AMD Radeon RX 6700 XT vs NVIDIA RTX 3070: Gaming Benchmarks and Overclocking Performance

AMD recently launched its first midrange Navi 2x GPU in the form of the Radeon RX 6700 XT. With a price tag of $479, the GPU goes up against NVIDIA’s RTX 3070 and RTX 3060 Ti. While the former lacks the same grit in ray-tracing performance, it’s not a big deal (just yet). The additional VRAM on the 6700 XT is a major advantage, or at least that’s what AMD would have you believe. In this post, we compare the performance of the RX 6700 XT against the GeForce RTX 3070 across a dozen titles with a mini-segment dedicated to ray-tracing and overclocking performance:

Test Bench

AMD Radeon RX 6700 XT vs NVIDIA RTX 3070: 1080p Benchmarks

At 1080p, the GeForce RTX 3070 is faster in six out of ten games, with one tie and the remaining three being in favor of the Radeon RX 6700 XT.

Although the 6700 XT wins out in three titles, overall this isn’t a close contest. The RTX 3070 is hands down the faster offering, being 5-10% faster on average. The additional VRAM buffer on the Navi 2x GPU doesn’t make any impact on performance at 1080p whatsoever.

AMD Radeon RX 6700 XT vs NVIDIA RTX 3070: 1440p Benchmarks

The results don’t really change much at 1440p. The RTX 3070 wins in eight out of ten games, with some titles like Ghost Recon: Wildlands seeing the deltas shrink while in the rest of the games, they mostly expand.

Shadow of the Tomb Raider favors the RTX 3070 by as much as 15%, but most titles have it pegged at close to 10% faster than the RX 6700 XT. Here’s a closer look at the frame times of the latest games tested to see if the larger VRAM buffer makes a positive impact:

Cyberpunk 2077
Hitman 3
The Division 2
AC: Valhalla

Generally, the frame times of the two cards are roughly very similar, although the RTX 3070 sees a few more spikes here and there. The notable examples being Hitman 3 and The Division 2, but these are hardly felt. Therefore, at the time it’s hard to see how the additional VRAM on the 6700 XT is an advantage, although that may change in the future.

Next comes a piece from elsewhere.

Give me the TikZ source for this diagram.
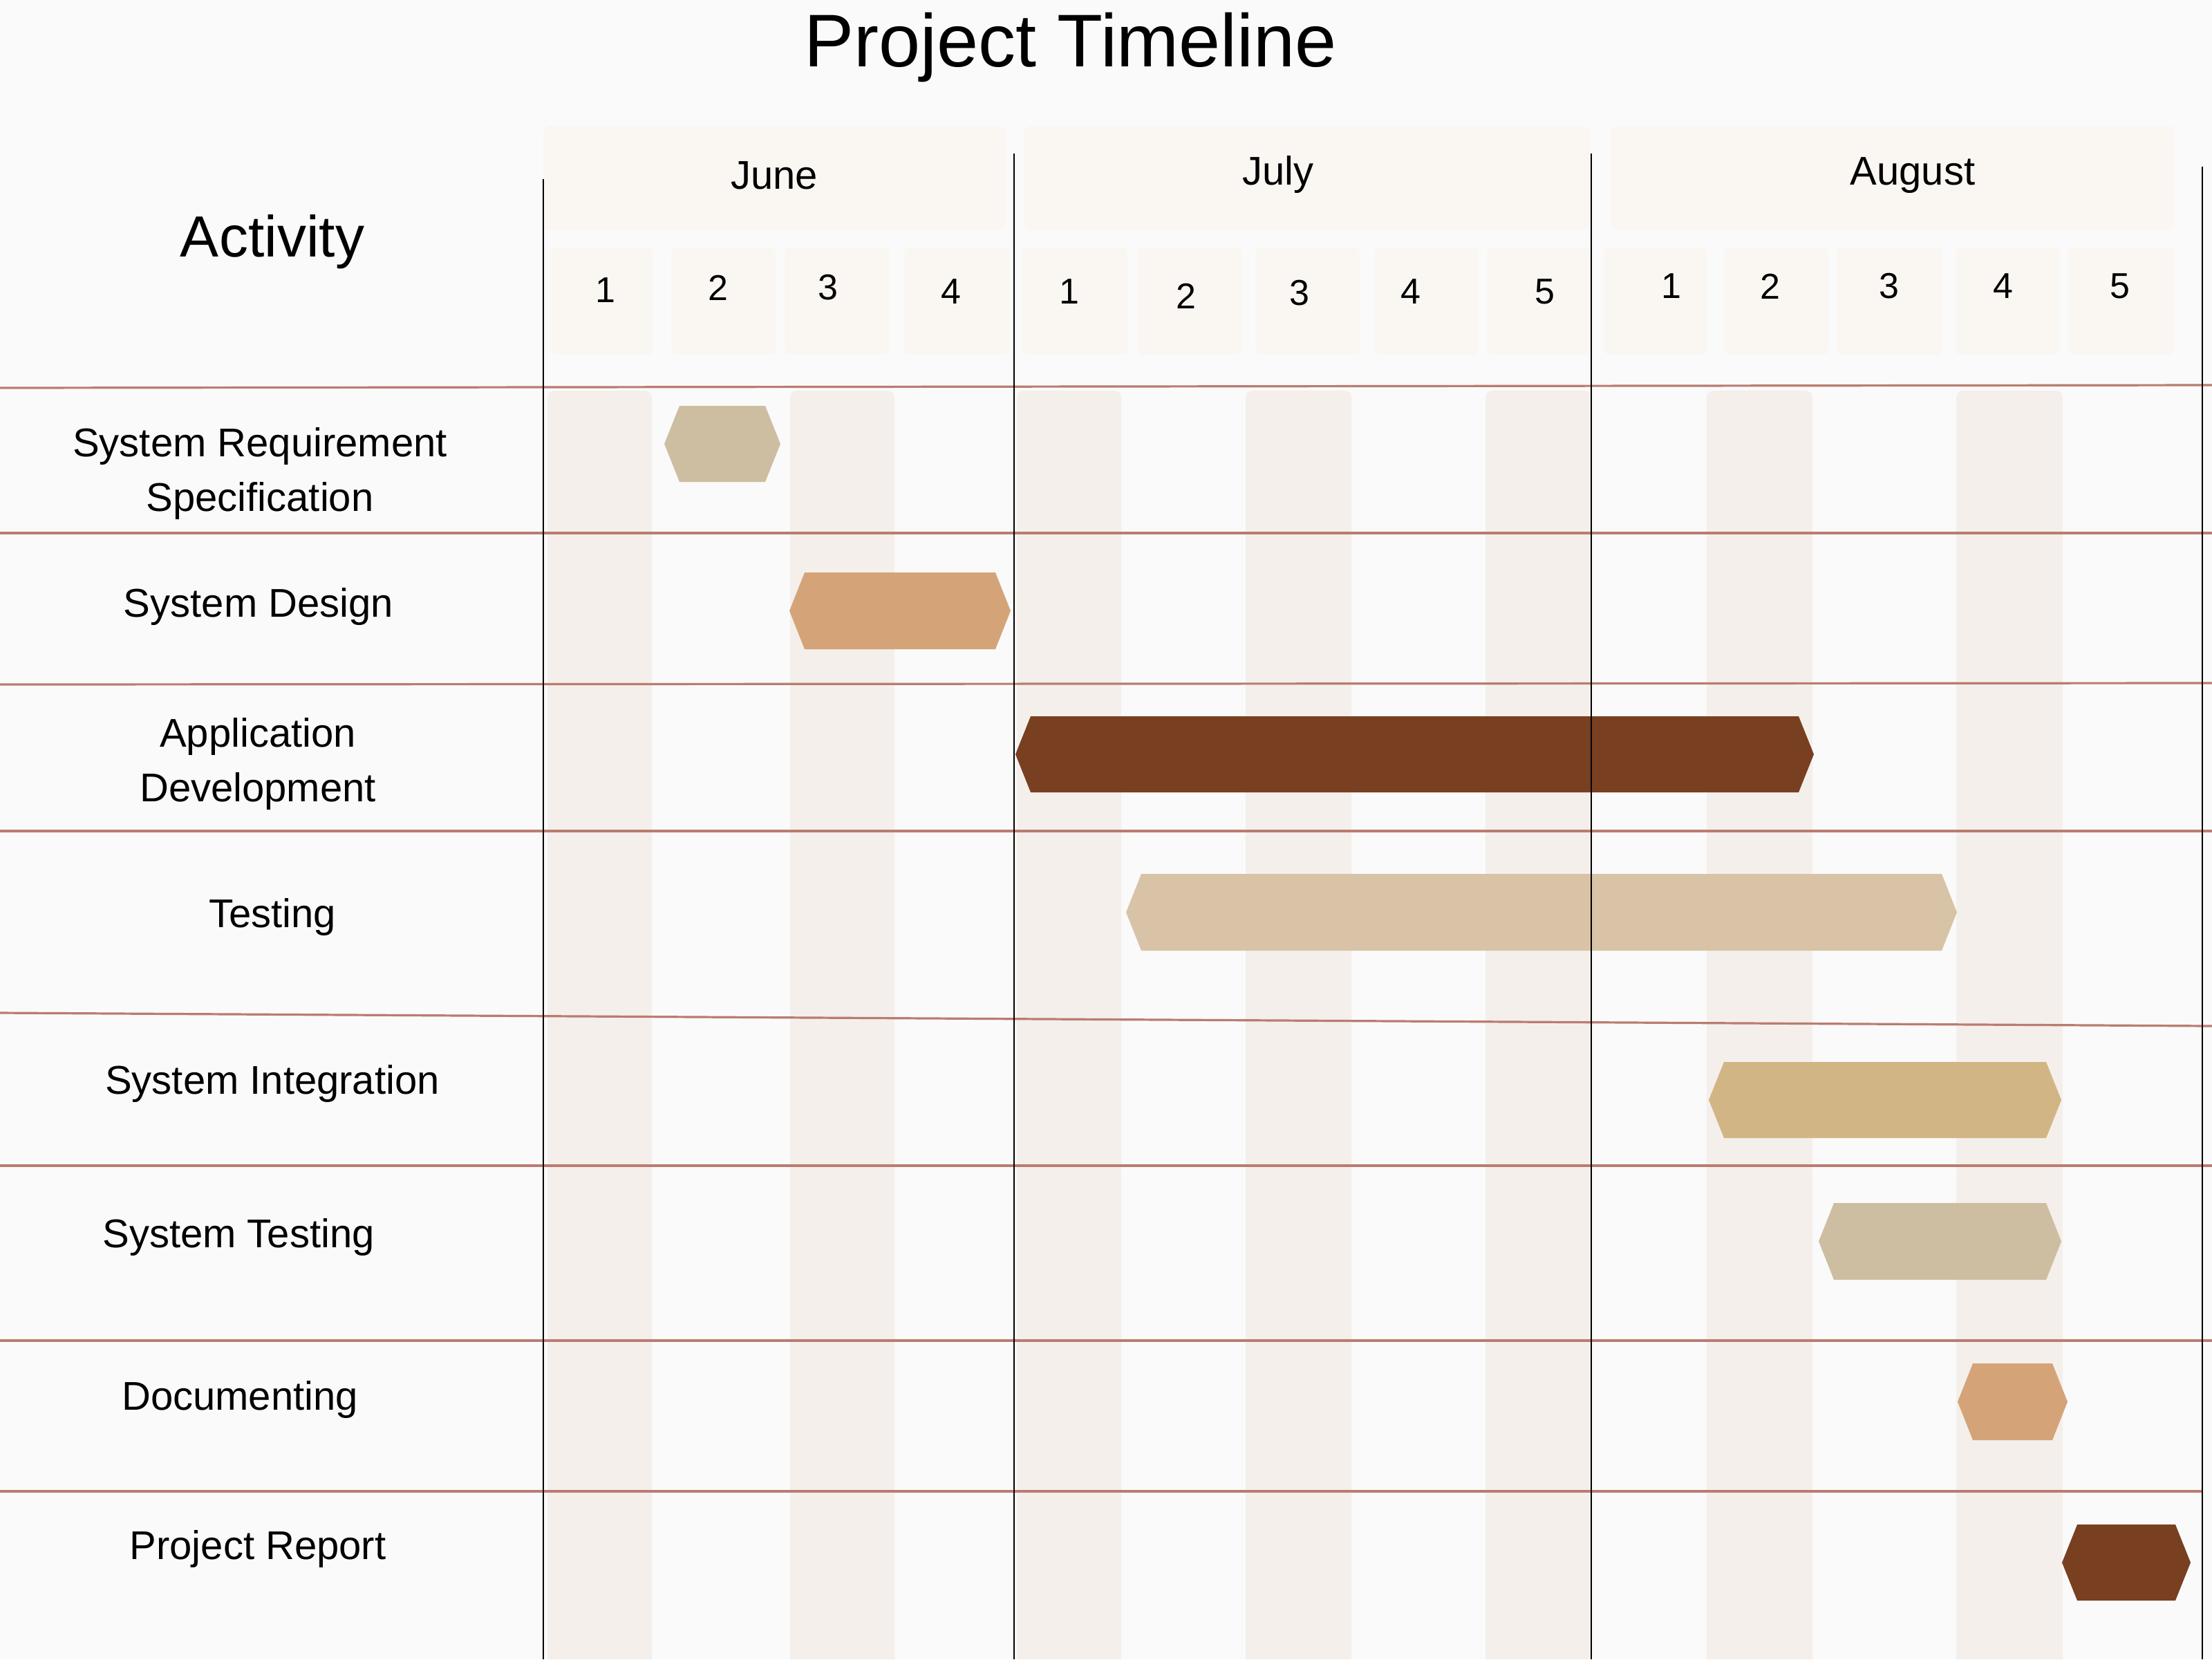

Continued on the next page…

AMD Radeon RX 6700 XT vs NVIDIA RTX 3070: Ray-Tracing Performance

Ray-tracing is NVIDIA’s absolute stronghold. The use of a separate ray-tracing pipeline that can run in parallel with the primary shader and Tensor instructions significantly reduces the overhead in real-time ray-tracing. AMD, on the other hand, uses a hybrid approach which although has its advantages reduces the raster performance by offloading the BVH traversal to the SIMDs.

As expected, the Radeon RX 6700 XT is a fair bit slower than the GeForce RTX 3070 in ray-traced workloads. NVIDIA sponsored titles like Metro Exodus see a wider gulf of nearly 40% between the two while in neutral or Radeon sponsored games such as Godfall, the former is just 10-15% slower. This is without the use of DLSS which is one of NVIDIA’s major advantages. Luckily for AMD, there still aren’t that many ray-traced games around and the market for the same is relatively small.

Overclocking: Better than Big Navi?

The overclocking headroom with the Big Navi parts was rather non-existent. AMD promises better overclocking potential with the RX 6700 XT and we’re happy to confirm it. We were able to overclock the RX 6700 XT to 2,750MHz (+150) on the core clock and 2,150MHz (+150) on the memory. Interestingly, while few games got an ample performance uplift upon overclocking, others were mostly unaffected:

At 1080p, while AC: Valhalla, Shadow of the Tomb Raider, and Deus Ex see very little improvement upon overclocking, The Division 2 gains nearly 10 full frames.

At 1440p, all four games see a larger performance gain upon overclocking (~5%) which indicates that the GPU may be bandwidth starved here. Even upon canceling the core overclocking, the gains were mostly maintained which further corroborates this claim.

Conclusion: The Middle Child Syndrome

The Radeon RX 6700 XT is an interesting product. While it’s nearly on par with the RTX 3070 at 1080p, it falls behind at 1440p, all the while performing relatively poorly in ray-traced titles. Another important factor to keep in mind here is that we tested the reference model which is priced at $479. Most of the retail volume will be in the form of AIB cards which will cost at least $50 more, on par or more than the better performing RTX 3070. Then again, it’s likely that these SKUs will come with a higher boost and TDP target, potentially leveling with the latter.